(Entries with chart source code)
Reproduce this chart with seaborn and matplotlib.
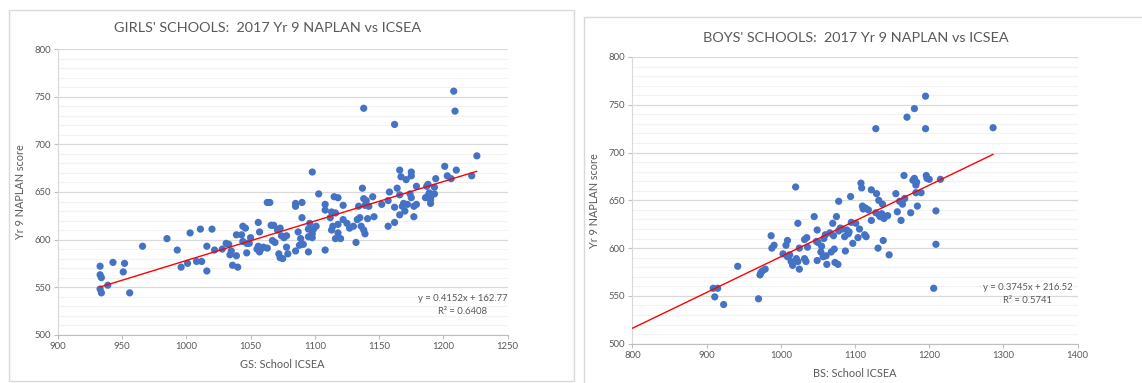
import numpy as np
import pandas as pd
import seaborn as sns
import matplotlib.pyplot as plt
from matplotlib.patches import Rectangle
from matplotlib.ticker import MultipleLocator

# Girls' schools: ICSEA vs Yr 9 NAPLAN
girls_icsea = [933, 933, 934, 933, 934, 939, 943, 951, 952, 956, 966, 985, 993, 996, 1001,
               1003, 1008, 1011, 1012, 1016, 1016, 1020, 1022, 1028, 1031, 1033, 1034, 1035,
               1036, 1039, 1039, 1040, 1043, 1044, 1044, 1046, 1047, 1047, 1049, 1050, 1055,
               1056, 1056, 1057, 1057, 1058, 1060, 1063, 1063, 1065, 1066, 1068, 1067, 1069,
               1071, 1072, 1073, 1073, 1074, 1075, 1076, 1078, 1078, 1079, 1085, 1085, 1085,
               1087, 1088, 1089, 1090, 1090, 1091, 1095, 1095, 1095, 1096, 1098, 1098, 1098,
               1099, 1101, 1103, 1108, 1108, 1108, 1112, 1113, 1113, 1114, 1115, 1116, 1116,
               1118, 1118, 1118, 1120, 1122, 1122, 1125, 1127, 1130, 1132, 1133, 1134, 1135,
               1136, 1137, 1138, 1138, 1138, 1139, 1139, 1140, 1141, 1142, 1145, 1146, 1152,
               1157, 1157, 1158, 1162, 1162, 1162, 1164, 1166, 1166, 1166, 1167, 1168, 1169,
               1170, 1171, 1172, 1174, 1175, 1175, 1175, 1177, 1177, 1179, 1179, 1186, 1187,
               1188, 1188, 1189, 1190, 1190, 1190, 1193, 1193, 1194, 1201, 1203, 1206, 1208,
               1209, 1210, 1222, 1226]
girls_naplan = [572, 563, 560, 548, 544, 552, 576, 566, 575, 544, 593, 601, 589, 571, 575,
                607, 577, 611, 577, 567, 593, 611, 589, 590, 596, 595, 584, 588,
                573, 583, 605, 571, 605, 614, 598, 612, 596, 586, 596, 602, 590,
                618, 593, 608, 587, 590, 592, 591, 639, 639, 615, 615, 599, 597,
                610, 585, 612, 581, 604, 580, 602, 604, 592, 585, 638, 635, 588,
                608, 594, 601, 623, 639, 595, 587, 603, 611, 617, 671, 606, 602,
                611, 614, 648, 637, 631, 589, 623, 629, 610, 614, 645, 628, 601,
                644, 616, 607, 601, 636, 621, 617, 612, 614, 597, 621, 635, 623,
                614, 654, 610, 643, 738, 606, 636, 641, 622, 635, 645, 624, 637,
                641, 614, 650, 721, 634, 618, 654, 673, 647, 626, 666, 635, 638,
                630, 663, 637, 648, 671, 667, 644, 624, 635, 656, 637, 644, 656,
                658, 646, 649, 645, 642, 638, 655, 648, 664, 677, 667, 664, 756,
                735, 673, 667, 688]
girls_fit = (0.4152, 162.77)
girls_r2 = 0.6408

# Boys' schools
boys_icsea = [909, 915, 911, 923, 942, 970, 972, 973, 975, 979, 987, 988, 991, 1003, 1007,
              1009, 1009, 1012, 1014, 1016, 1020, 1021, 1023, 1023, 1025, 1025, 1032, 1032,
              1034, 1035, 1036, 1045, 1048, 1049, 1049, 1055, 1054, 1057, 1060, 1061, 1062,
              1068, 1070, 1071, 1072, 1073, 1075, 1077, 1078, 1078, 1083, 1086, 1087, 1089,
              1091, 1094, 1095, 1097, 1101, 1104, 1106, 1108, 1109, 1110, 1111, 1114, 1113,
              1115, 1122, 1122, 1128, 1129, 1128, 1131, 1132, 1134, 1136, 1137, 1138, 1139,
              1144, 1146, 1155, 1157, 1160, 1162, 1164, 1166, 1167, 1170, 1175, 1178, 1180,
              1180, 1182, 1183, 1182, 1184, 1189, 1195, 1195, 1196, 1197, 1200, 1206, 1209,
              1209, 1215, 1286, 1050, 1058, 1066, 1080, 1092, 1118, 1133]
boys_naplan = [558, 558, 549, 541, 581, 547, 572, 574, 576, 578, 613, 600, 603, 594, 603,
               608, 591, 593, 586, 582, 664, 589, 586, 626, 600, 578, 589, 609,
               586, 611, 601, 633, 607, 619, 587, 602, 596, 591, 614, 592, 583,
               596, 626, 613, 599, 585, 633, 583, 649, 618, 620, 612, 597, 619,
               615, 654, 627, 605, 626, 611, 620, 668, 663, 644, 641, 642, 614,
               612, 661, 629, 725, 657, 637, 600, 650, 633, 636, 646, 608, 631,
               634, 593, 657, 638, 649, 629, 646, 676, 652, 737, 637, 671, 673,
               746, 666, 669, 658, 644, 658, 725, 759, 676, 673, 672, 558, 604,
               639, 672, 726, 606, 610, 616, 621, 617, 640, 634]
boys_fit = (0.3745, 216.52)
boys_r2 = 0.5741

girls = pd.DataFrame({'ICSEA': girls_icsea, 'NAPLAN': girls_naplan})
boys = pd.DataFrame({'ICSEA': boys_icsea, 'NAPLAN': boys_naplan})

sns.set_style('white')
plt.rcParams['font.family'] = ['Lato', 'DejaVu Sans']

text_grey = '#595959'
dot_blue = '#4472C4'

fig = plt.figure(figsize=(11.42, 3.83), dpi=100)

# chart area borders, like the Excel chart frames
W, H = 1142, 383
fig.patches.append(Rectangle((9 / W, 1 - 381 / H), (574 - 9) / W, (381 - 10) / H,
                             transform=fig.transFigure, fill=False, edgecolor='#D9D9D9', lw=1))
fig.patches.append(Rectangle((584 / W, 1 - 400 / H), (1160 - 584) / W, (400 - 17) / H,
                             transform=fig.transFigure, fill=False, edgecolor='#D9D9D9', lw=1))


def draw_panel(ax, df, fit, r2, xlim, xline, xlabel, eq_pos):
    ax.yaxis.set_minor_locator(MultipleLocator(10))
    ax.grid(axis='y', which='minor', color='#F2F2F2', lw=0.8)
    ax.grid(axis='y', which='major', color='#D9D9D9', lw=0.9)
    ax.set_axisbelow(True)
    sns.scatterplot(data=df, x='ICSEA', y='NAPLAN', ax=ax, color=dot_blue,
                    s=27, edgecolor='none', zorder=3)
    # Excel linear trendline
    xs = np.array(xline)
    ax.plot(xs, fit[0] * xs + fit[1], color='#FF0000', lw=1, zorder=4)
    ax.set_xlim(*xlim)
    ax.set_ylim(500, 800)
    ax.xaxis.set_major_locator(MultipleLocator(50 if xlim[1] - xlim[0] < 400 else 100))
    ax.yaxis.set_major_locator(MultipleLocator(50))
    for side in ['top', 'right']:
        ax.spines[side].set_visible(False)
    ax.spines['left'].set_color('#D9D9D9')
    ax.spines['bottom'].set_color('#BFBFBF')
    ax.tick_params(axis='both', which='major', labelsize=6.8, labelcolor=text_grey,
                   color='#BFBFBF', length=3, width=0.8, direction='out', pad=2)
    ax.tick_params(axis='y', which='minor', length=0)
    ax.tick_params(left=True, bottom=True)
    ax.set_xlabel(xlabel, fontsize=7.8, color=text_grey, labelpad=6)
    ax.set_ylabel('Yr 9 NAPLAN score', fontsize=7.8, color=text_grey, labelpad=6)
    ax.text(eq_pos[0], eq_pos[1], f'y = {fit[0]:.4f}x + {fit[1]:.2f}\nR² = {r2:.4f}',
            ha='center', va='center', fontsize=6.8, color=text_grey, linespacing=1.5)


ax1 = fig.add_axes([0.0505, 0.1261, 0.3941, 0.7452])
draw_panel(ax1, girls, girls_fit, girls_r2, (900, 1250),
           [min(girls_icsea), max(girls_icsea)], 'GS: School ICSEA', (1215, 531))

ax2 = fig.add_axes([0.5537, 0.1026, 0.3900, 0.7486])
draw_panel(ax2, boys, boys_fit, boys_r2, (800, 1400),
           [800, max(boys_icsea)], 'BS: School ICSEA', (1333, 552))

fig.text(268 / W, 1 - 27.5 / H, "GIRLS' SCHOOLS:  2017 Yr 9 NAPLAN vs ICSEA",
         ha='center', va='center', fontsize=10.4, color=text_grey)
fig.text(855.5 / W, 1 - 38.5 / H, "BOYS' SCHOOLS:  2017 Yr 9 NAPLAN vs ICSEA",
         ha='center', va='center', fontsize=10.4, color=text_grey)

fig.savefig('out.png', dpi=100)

...

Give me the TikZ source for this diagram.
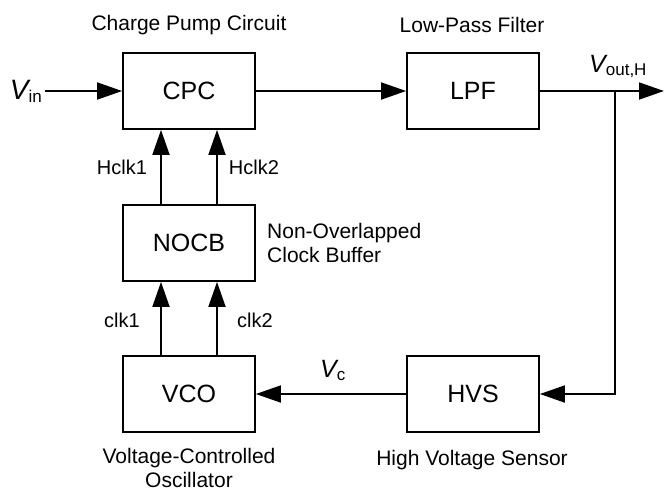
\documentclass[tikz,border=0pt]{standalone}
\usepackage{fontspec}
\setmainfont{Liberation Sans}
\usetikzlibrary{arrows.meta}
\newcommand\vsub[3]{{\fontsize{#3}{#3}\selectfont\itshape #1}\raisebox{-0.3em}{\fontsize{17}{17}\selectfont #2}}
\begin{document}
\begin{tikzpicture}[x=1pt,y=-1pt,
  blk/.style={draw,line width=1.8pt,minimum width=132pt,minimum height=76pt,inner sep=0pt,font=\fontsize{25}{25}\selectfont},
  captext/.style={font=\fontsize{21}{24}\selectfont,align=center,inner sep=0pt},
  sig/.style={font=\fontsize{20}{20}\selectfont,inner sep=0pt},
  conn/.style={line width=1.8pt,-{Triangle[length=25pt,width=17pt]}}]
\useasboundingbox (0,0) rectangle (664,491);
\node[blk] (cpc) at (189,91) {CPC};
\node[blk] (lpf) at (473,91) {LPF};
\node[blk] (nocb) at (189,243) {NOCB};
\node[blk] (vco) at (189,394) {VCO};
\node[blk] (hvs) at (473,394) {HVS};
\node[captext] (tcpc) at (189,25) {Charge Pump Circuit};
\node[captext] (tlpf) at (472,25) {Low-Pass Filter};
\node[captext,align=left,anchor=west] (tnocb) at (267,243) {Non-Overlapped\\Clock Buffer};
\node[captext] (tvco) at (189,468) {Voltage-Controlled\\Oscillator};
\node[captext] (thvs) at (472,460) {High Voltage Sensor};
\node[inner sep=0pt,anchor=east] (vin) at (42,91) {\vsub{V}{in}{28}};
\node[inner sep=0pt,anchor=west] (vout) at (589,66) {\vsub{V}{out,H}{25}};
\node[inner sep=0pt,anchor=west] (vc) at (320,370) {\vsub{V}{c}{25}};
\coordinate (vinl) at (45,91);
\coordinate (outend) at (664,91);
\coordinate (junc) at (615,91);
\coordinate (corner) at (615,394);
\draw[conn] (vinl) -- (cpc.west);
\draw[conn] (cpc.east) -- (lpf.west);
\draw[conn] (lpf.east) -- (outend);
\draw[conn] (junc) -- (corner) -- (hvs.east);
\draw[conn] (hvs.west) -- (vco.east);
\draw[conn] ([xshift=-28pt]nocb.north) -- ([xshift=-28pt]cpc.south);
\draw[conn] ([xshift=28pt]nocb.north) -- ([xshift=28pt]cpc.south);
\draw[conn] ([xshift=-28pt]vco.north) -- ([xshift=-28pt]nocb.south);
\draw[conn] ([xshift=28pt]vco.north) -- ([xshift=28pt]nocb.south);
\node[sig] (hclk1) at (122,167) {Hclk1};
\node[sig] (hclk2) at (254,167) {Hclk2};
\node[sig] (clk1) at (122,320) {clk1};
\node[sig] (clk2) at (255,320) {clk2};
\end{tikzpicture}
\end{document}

■ **Aim**: Repeat the lines above exactly, beginning with the one containing "Reproduce this chart" and finishing with the one containing "from matplotlib.ticker import MultipleLocator". No pictures belong in the copy.

■ **Expected answer**:
Reproduce this chart with seaborn and matplotlib.
import numpy as np
import pandas as pd
import seaborn as sns
import matplotlib.pyplot as plt
from matplotlib.patches import Rectangle
from matplotlib.ticker import MultipleLocator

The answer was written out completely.